## Given problem
Copy out the listing that follows, exact in every word, and skip the images.

## Data shown
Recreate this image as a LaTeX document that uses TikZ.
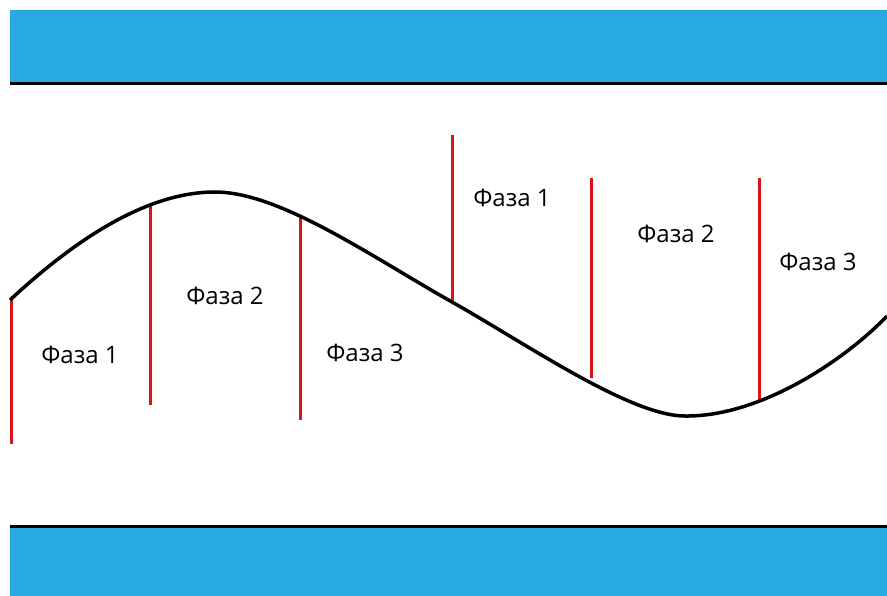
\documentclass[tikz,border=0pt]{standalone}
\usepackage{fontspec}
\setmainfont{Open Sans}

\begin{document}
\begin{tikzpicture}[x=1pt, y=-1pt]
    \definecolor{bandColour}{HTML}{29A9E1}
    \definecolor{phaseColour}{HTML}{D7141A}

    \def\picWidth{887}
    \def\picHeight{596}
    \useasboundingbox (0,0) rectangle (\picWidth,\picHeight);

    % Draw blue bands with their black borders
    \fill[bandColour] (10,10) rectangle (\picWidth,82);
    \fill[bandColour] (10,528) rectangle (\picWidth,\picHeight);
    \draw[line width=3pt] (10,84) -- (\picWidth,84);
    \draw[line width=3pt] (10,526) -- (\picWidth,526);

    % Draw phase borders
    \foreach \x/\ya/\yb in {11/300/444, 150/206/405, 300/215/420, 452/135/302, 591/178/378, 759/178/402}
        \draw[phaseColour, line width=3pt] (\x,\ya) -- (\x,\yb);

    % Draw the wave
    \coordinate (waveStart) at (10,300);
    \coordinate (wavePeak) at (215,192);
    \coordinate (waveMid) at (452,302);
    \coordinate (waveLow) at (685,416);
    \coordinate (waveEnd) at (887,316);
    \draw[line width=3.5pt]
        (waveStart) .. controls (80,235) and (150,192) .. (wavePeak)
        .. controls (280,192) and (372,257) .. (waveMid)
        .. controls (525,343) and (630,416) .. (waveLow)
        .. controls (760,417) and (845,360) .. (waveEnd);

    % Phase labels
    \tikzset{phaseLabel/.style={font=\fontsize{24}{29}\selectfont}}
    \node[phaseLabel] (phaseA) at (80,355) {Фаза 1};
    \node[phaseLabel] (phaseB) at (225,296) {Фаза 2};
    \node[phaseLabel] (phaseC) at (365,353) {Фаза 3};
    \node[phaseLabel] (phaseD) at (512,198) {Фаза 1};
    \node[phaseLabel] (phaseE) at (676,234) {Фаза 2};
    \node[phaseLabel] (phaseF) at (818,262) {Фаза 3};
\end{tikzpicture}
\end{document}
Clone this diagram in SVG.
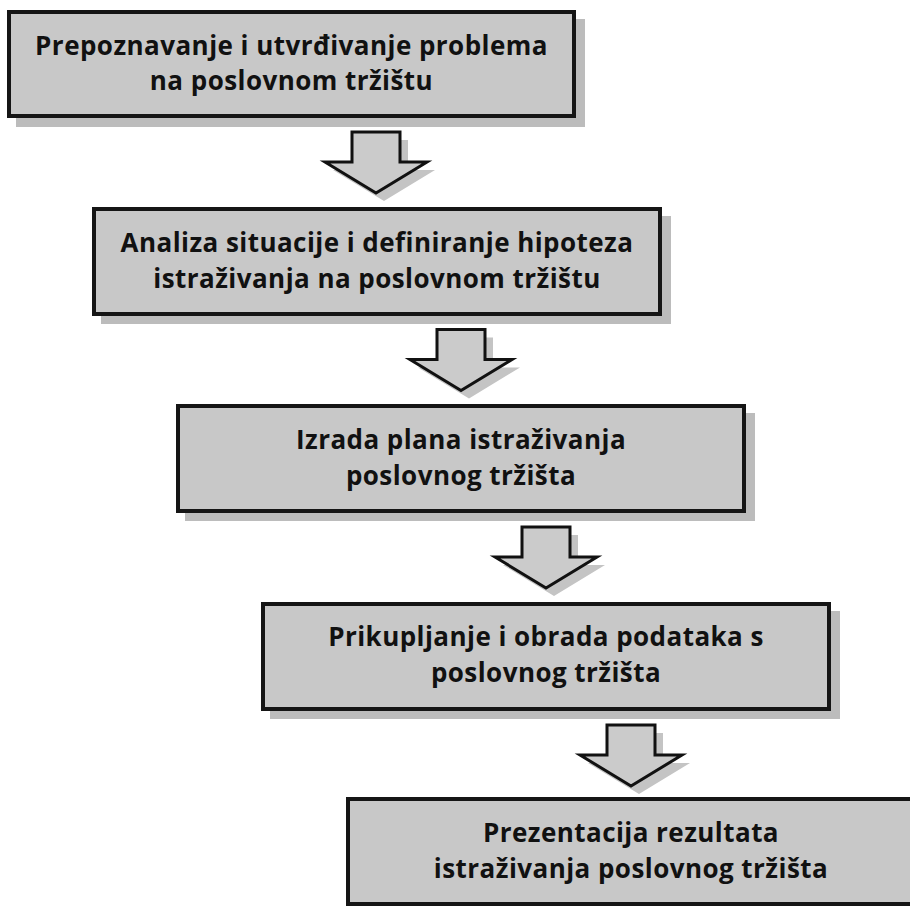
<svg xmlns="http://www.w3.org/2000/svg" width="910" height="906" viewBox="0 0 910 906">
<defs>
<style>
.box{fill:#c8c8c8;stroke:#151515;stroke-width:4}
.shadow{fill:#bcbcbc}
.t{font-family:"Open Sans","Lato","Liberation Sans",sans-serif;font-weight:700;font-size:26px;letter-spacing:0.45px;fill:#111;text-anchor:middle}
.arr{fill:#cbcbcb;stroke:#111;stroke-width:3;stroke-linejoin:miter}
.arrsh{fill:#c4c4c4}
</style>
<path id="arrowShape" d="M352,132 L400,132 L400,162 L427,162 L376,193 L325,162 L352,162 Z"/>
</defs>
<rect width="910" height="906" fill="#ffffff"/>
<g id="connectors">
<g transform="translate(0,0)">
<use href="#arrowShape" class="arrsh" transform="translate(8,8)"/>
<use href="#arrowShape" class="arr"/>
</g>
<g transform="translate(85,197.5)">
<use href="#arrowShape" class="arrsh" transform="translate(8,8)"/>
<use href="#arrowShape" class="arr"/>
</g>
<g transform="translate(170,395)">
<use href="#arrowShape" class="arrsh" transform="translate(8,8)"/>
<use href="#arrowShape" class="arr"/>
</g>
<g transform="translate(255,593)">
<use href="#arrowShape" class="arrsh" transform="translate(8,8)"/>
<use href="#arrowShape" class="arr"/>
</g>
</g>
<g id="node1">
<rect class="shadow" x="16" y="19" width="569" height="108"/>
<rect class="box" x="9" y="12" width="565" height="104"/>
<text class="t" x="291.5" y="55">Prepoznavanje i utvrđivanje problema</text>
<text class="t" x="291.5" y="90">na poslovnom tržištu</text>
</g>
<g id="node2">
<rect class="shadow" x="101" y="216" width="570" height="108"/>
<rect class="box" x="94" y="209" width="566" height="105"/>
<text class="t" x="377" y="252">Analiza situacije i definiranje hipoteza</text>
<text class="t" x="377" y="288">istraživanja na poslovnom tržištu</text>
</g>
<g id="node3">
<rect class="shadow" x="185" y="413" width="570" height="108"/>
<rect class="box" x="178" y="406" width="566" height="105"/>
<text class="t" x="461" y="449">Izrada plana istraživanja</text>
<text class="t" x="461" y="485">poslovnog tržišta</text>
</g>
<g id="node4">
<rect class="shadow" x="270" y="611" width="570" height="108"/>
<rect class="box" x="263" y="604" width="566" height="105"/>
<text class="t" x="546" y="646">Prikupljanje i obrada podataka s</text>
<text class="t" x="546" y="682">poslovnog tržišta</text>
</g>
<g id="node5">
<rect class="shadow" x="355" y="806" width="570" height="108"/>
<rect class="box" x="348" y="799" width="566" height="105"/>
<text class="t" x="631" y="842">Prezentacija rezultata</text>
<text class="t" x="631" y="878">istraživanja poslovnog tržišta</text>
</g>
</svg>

## Exercise solution
Recreate this image as a LaTeX document that uses TikZ.
\documentclass[tikz,border=0pt]{standalone}
\usepackage{fontspec}
\setmainfont{Open Sans}

\begin{document}
\begin{tikzpicture}[x=1pt, y=-1pt]
    \definecolor{bandColour}{HTML}{29A9E1}
    \definecolor{phaseColour}{HTML}{D7141A}

    \def\picWidth{887}
    \def\picHeight{596}
    \useasboundingbox (0,0) rectangle (\picWidth,\picHeight);

    % Draw blue bands with their black borders
    \fill[bandColour] (10,10) rectangle (\picWidth,82);
    \fill[bandColour] (10,528) rectangle (\picWidth,\picHeight);
    \draw[line width=3pt] (10,84) -- (\picWidth,84);
    \draw[line width=3pt] (10,526) -- (\picWidth,526);

    % Draw phase borders
    \foreach \x/\ya/\yb in {11/300/444, 150/206/405, 300/215/420, 452/135/302, 591/178/378, 759/178/402}
        \draw[phaseColour, line width=3pt] (\x,\ya) -- (\x,\yb);

    % Draw the wave
    \coordinate (waveStart) at (10,300);
    \coordinate (wavePeak) at (215,192);
    \coordinate (waveMid) at (452,302);
    \coordinate (waveLow) at (685,416);
    \coordinate (waveEnd) at (887,316);
    \draw[line width=3.5pt]
        (waveStart) .. controls (80,235) and (150,192) .. (wavePeak)
        .. controls (280,192) and (372,257) .. (waveMid)
        .. controls (525,343) and (630,416) .. (waveLow)
        .. controls (760,417) and (845,360) .. (waveEnd);

    % Phase labels
    \tikzset{phaseLabel/.style={font=\fontsize{24}{29}\selectfont}}
    \node[phaseLabel] (phaseA) at (80,355) {Фаза 1};
    \node[phaseLabel] (phaseB) at (225,296) {Фаза 2};
    \node[phaseLabel] (phaseC) at (365,353) {Фаза 3};
    \node[phaseLabel] (phaseD) at (512,198) {Фаза 1};
    \node[phaseLabel] (phaseE) at (676,234) {Фаза 2};
    \node[phaseLabel] (phaseF) at (818,262) {Фаза 3};
\end{tikzpicture}
\end{document}
Clone this diagram in SVG.
<svg xmlns="http://www.w3.org/2000/svg" width="910" height="906" viewBox="0 0 910 906">
<defs>
<style>
.box{fill:#c8c8c8;stroke:#151515;stroke-width:4}
.shadow{fill:#bcbcbc}
.t{font-family:"Open Sans","Lato","Liberation Sans",sans-serif;font-weight:700;font-size:26px;letter-spacing:0.45px;fill:#111;text-anchor:middle}
.arr{fill:#cbcbcb;stroke:#111;stroke-width:3;stroke-linejoin:miter}
.arrsh{fill:#c4c4c4}
</style>
<path id="arrowShape" d="M352,132 L400,132 L400,162 L427,162 L376,193 L325,162 L352,162 Z"/>
</defs>
<rect width="910" height="906" fill="#ffffff"/>
<g id="connectors">
<g transform="translate(0,0)">
<use href="#arrowShape" class="arrsh" transform="translate(8,8)"/>
<use href="#arrowShape" class="arr"/>
</g>
<g transform="translate(85,197.5)">
<use href="#arrowShape" class="arrsh" transform="translate(8,8)"/>
<use href="#arrowShape" class="arr"/>
</g>
<g transform="translate(170,395)">
<use href="#arrowShape" class="arrsh" transform="translate(8,8)"/>
<use href="#arrowShape" class="arr"/>
</g>
<g transform="translate(255,593)">
<use href="#arrowShape" class="arrsh" transform="translate(8,8)"/>
<use href="#arrowShape" class="arr"/>
</g>
</g>
<g id="node1">
<rect class="shadow" x="16" y="19" width="569" height="108"/>
<rect class="box" x="9" y="12" width="565" height="104"/>
<text class="t" x="291.5" y="55">Prepoznavanje i utvrđivanje problema</text>
<text class="t" x="291.5" y="90">na poslovnom tržištu</text>
</g>
<g id="node2">
<rect class="shadow" x="101" y="216" width="570" height="108"/>
<rect class="box" x="94" y="209" width="566" height="105"/>
<text class="t" x="377" y="252">Analiza situacije i definiranje hipoteza</text>
<text class="t" x="377" y="288">istraživanja na poslovnom tržištu</text>
</g>
<g id="node3">
<rect class="shadow" x="185" y="413" width="570" height="108"/>
<rect class="box" x="178" y="406" width="566" height="105"/>
<text class="t" x="461" y="449">Izrada plana istraživanja</text>
<text class="t" x="461" y="485">poslovnog tržišta</text>
</g>
<g id="node4">
<rect class="shadow" x="270" y="611" width="570" height="108"/>
<rect class="box" x="263" y="604" width="566" height="105"/>
<text class="t" x="546" y="646">Prikupljanje i obrada podataka s</text>
<text class="t" x="546" y="682">poslovnog tržišta</text>
</g>
<g id="node5">
<rect class="shadow" x="355" y="806" width="570" height="108"/>
<rect class="box" x="348" y="799" width="566" height="105"/>
<text class="t" x="631" y="842">Prezentacija rezultata</text>
<text class="t" x="631" y="878">istraživanja poslovnog tržišta</text>
</g>
</svg>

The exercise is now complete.